TASK REQUIREMENTS.
Transcribe the material word for word, but without the images.

-- Start --

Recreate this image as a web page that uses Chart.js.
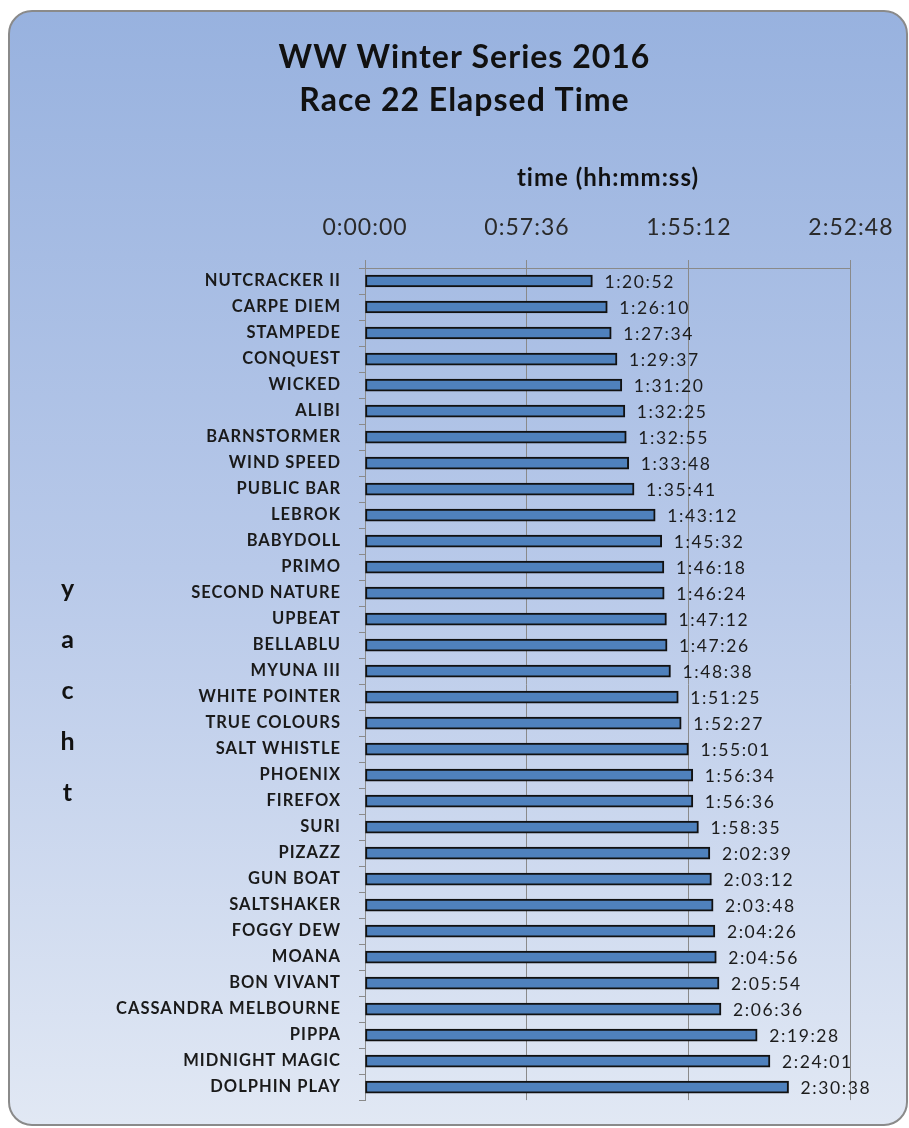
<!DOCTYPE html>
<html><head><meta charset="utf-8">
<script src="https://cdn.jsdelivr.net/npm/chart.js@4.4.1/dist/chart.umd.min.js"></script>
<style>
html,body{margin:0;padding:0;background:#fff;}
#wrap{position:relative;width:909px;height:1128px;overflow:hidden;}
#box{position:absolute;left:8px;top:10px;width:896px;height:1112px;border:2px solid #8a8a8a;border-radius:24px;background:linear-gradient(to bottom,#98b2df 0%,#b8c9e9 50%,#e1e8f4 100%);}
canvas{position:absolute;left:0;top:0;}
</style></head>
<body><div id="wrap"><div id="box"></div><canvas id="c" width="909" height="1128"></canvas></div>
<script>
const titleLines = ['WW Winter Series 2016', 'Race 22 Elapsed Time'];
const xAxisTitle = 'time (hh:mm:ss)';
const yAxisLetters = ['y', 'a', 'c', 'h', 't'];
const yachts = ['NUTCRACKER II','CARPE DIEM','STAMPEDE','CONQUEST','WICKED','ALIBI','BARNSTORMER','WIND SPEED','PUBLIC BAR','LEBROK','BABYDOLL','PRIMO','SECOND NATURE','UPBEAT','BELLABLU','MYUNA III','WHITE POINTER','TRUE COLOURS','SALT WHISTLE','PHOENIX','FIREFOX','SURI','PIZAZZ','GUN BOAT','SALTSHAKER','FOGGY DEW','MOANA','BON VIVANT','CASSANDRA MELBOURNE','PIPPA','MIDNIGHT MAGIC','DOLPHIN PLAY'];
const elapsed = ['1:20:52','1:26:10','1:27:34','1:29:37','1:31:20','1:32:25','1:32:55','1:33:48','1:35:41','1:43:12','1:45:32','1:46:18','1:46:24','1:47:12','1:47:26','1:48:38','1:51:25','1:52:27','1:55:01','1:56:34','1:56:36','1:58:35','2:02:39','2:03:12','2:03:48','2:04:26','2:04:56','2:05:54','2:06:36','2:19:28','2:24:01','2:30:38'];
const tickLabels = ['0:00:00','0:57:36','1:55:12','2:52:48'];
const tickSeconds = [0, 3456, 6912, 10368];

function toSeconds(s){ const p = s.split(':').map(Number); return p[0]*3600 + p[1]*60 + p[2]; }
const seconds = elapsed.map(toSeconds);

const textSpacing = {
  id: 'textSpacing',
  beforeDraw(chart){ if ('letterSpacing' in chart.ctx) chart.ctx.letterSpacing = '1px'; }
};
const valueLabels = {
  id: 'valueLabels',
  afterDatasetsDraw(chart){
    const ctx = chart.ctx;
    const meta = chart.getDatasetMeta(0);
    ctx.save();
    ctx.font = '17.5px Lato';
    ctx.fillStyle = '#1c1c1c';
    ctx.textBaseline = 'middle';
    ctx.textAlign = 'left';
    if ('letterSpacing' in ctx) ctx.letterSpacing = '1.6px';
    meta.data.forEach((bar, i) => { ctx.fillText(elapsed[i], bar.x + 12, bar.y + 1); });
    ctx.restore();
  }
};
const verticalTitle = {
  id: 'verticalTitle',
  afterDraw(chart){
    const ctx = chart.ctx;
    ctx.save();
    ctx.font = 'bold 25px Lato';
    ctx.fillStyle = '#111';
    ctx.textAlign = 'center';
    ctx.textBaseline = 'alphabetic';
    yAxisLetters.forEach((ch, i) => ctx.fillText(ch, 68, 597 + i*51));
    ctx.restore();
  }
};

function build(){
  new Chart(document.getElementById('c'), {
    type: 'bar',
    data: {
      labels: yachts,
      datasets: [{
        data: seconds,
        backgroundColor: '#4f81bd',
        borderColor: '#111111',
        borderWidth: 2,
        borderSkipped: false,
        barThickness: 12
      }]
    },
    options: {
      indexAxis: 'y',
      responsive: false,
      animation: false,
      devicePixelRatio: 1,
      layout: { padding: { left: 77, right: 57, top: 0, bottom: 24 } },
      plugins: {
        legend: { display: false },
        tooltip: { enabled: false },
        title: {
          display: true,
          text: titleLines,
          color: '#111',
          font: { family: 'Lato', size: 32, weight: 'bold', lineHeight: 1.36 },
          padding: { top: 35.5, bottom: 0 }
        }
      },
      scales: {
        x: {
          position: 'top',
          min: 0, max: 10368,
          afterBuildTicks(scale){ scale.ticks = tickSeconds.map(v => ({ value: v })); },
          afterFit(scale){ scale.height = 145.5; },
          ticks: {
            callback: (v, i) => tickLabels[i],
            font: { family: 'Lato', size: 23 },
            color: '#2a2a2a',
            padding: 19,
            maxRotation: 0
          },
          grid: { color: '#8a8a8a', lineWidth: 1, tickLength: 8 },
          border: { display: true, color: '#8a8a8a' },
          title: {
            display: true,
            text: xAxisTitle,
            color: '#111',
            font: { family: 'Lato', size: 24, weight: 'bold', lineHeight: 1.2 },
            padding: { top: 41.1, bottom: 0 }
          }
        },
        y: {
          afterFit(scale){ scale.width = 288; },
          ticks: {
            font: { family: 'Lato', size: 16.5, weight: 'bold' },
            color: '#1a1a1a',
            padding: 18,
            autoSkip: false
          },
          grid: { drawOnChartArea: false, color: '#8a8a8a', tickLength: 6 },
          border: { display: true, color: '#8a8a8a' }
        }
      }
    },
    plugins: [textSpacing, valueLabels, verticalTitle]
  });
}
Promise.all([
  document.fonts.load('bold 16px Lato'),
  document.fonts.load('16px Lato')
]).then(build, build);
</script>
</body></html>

-- End --

RESULT.
Recreate this image as a web page that uses Chart.js.
<!DOCTYPE html>
<html><head><meta charset="utf-8">
<script src="https://cdn.jsdelivr.net/npm/chart.js@4.4.1/dist/chart.umd.min.js"></script>
<style>
html,body{margin:0;padding:0;background:#fff;}
#wrap{position:relative;width:909px;height:1128px;overflow:hidden;}
#box{position:absolute;left:8px;top:10px;width:896px;height:1112px;border:2px solid #8a8a8a;border-radius:24px;background:linear-gradient(to bottom,#98b2df 0%,#b8c9e9 50%,#e1e8f4 100%);}
canvas{position:absolute;left:0;top:0;}
</style></head>
<body><div id="wrap"><div id="box"></div><canvas id="c" width="909" height="1128"></canvas></div>
<script>
const titleLines = ['WW Winter Series 2016', 'Race 22 Elapsed Time'];
const xAxisTitle = 'time (hh:mm:ss)';
const yAxisLetters = ['y', 'a', 'c', 'h', 't'];
const yachts = ['NUTCRACKER II','CARPE DIEM','STAMPEDE','CONQUEST','WICKED','ALIBI','BARNSTORMER','WIND SPEED','PUBLIC BAR','LEBROK','BABYDOLL','PRIMO','SECOND NATURE','UPBEAT','BELLABLU','MYUNA III','WHITE POINTER','TRUE COLOURS','SALT WHISTLE','PHOENIX','FIREFOX','SURI','PIZAZZ','GUN BOAT','SALTSHAKER','FOGGY DEW','MOANA','BON VIVANT','CASSANDRA MELBOURNE','PIPPA','MIDNIGHT MAGIC','DOLPHIN PLAY'];
const elapsed = ['1:20:52','1:26:10','1:27:34','1:29:37','1:31:20','1:32:25','1:32:55','1:33:48','1:35:41','1:43:12','1:45:32','1:46:18','1:46:24','1:47:12','1:47:26','1:48:38','1:51:25','1:52:27','1:55:01','1:56:34','1:56:36','1:58:35','2:02:39','2:03:12','2:03:48','2:04:26','2:04:56','2:05:54','2:06:36','2:19:28','2:24:01','2:30:38'];
const tickLabels = ['0:00:00','0:57:36','1:55:12','2:52:48'];
const tickSeconds = [0, 3456, 6912, 10368];

function toSeconds(s){ const p = s.split(':').map(Number); return p[0]*3600 + p[1]*60 + p[2]; }
const seconds = elapsed.map(toSeconds);

const textSpacing = {
  id: 'textSpacing',
  beforeDraw(chart){ if ('letterSpacing' in chart.ctx) chart.ctx.letterSpacing = '1px'; }
};
const valueLabels = {
  id: 'valueLabels',
  afterDatasetsDraw(chart){
    const ctx = chart.ctx;
    const meta = chart.getDatasetMeta(0);
    ctx.save();
    ctx.font = '17.5px Lato';
    ctx.fillStyle = '#1c1c1c';
    ctx.textBaseline = 'middle';
    ctx.textAlign = 'left';
    if ('letterSpacing' in ctx) ctx.letterSpacing = '1.6px';
    meta.data.forEach((bar, i) => { ctx.fillText(elapsed[i], bar.x + 12, bar.y + 1); });
    ctx.restore();
  }
};
const verticalTitle = {
  id: 'verticalTitle',
  afterDraw(chart){
    const ctx = chart.ctx;
    ctx.save();
    ctx.font = 'bold 25px Lato';
    ctx.fillStyle = '#111';
    ctx.textAlign = 'center';
    ctx.textBaseline = 'alphabetic';
    yAxisLetters.forEach((ch, i) => ctx.fillText(ch, 68, 597 + i*51));
    ctx.restore();
  }
};

function build(){
  new Chart(document.getElementById('c'), {
    type: 'bar',
    data: {
      labels: yachts,
      datasets: [{
        data: seconds,
        backgroundColor: '#4f81bd',
        borderColor: '#111111',
        borderWidth: 2,
        borderSkipped: false,
        barThickness: 12
      }]
    },
    options: {
      indexAxis: 'y',
      responsive: false,
      animation: false,
      devicePixelRatio: 1,
      layout: { padding: { left: 77, right: 57, top: 0, bottom: 24 } },
      plugins: {
        legend: { display: false },
        tooltip: { enabled: false },
        title: {
          display: true,
          text: titleLines,
          color: '#111',
          font: { family: 'Lato', size: 32, weight: 'bold', lineHeight: 1.36 },
          padding: { top: 35.5, bottom: 0 }
        }
      },
      scales: {
        x: {
          position: 'top',
          min: 0, max: 10368,
          afterBuildTicks(scale){ scale.ticks = tickSeconds.map(v => ({ value: v })); },
          afterFit(scale){ scale.height = 145.5; },
          ticks: {
            callback: (v, i) => tickLabels[i],
            font: { family: 'Lato', size: 23 },
            color: '#2a2a2a',
            padding: 19,
            maxRotation: 0
          },
          grid: { color: '#8a8a8a', lineWidth: 1, tickLength: 8 },
          border: { display: true, color: '#8a8a8a' },
          title: {
            display: true,
            text: xAxisTitle,
            color: '#111',
            font: { family: 'Lato', size: 24, weight: 'bold', lineHeight: 1.2 },
            padding: { top: 41.1, bottom: 0 }
          }
        },
        y: {
          afterFit(scale){ scale.width = 288; },
          ticks: {
            font: { family: 'Lato', size: 16.5, weight: 'bold' },
            color: '#1a1a1a',
            padding: 18,
            autoSkip: false
          },
          grid: { drawOnChartArea: false, color: '#8a8a8a', tickLength: 6 },
          border: { display: true, color: '#8a8a8a' }
        }
      }
    },
    plugins: [textSpacing, valueLabels, verticalTitle]
  });
}
Promise.all([
  document.fonts.load('bold 16px Lato'),
  document.fonts.load('16px Lato')
]).then(build, build);
</script>
</body></html>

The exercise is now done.